La morte è un accadimento naturale: lo ha constatato anche il Consiglio di Stato nella sentenza della Sez. VI, 2 gennaio 2020, n. 22, al solito reperibile anche nella sezione SENTENZE per gli Abbonati PREMIUM, in cui, affrontando una controversia relativa alla localizzazione di attività funebre e di sale del commiato, ha affermato che l’attività di onoranza funebre è compatibile con la funzione residenziale, mentre non lo è quella della sala del commiato, richiedendo quest’ultima un’espressa previsione di piano territoriale. Anzi, il Consiglio di Stato ha considerato che” … essendo la morte un accadimento naturale che colpisce la popolazione residente, il servizio funebre è svolto nell’interesse di quest’ultima e, pertanto, deve ritenersi consentito nelle zone a vocazione residenziale.
Né l’incompatibilità può ritenersi sussistente in ragione del ritenuto “contrasto tra il desiderio di una vocazione di vita residenziale serena e la tipologia di servizio dell’onoranze funebre nel comune sentire”. L’allontanamento del pensiero della fine della vita e del dolore che a questa si accompagna, che si pretende di ottenere attraverso il divieto di allocazione di tali strutture nei N.A.F., non costituisce un interesse tutelato dalla normativa urbanistica invocata, la quale si riferisce ad attività che impediscono o limitino fortemente la funzione abitativa, che è quella che connota la residenza (si veda in proposito l’articolo 15.3 delle Norme di Attuazione). L’attività di servizio funebre non risulta impeditiva ovvero limitativa di tale funzione….”, cogliendo come spesso vi sia una tendenza alla rimozione della morte, che coinvolge le attività a questa collegate. Del resto, questa rimozione ha colpito anche un’importante ed essenziale struttura associativa, in cui i condomini hanno inteso inibire l’uso di una targa “esplicita”, limitandola al un acronimo meno, o poco, esplicito.

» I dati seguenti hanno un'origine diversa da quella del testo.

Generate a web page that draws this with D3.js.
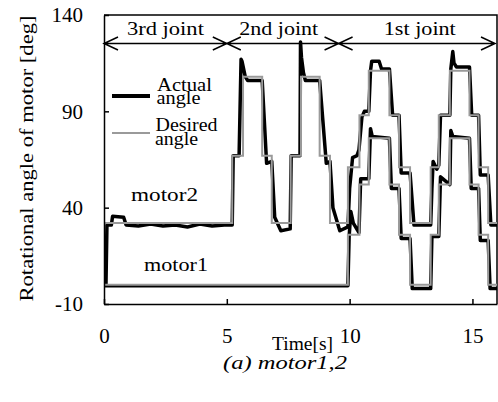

Certo, tale distinzione si è fondata, nel caso di specie, su argomentazioni afferenti alla materia del c.d. governo del territorio, in particolare con riguardo a specifiche situazioni, la differenziazione così argomentata porta a formulare un’ipotesi, personale (e che, per questo, non coinvolge minimamente altri, né in termini di persone o di aggregazioni, con la puntualizzazione, rispetto a queste ultime, che ogni formulazione va sempre discussa all’interno, prima di assumere valenze a queste riferibili), cioè quella secondo cui potrebbe ben aversi la realizzazione di sale del commiato, nonché di case funerarie da parte di soggetti che intendano offrire questi servizi sul territorio, del tutto indipendentemente dall’esercizio dell’attività funebre.
Molto spesso risultano norme regionali, indotte, che tendono a riservare la realizzazione di queste strutture di servizio agli esercenti l’attività funebre, induzione che ha trovato fondamento nell’assunto di una vision volta a mettere a disposizione degli esercenti l’attività funebre prestazioni di maggiore valore, rispetto ad altri soggetti operanti nel medesimo ambito, come un veicolo per acquisire, nel contingente, un più ampio ventaglio di servizi. Nulla in contrario, ma non si può escludere che possano esservi soggetti che, prescindendo da queste motivazioni, possano ritenere d’investire nella realizzazione delle strutture per il commiato e/o delle case funerarie, contando di ricavare il debito utile d’impresa da questa (sola) attività, cosa che appare sostenibile, salvo solo un’ecessiva presenza di strutture svolgenti la medesima funzione in qualche ambito territoriale. Ma da ciò potrebbero conseguire anche altre conseguenze, prima delle quali quella di contrastare con alcune limitazioni (es.: esclusione, rispetto di determinate distanze) che spesso sono coniugate con la “riserva” a favore di specifici soggetti imprenditoriali. Si tratta di un’ipotesi che può anche non essere condivisibile, in particolare da chi legittimamente (allo stato) abbia provveduto ad iniziative d’impresa in funzione della vision cui si è già fatto riferimento, dato che ciò potrebbe ridurre (in situazioni estreme, eliminare) il vantaggio così acquisito. Solo che andrebbe considerato che, a mano a mano che più soggetti vi ricorrano sul medesimo ambito territoriale o nelle sua prossimità, questo effetto verrebbe a prodursi altrettanto: in altre parole, il “vantaggio” iniziale tende a ridursi progressivamente, allungando i tempi di recupero degli investimenti, quando non ostandovi, via via che altri intervengano in modo analogo.
Allora, perché non “immaginare” anche soluzioni alternative, meno costose per i singoli imprenditori e tali da assicurare – comunque – un servizio sul territorio e alla popolazione, alle famiglie quando interessate a quell'”accadimento naturale” da cui si è partiti?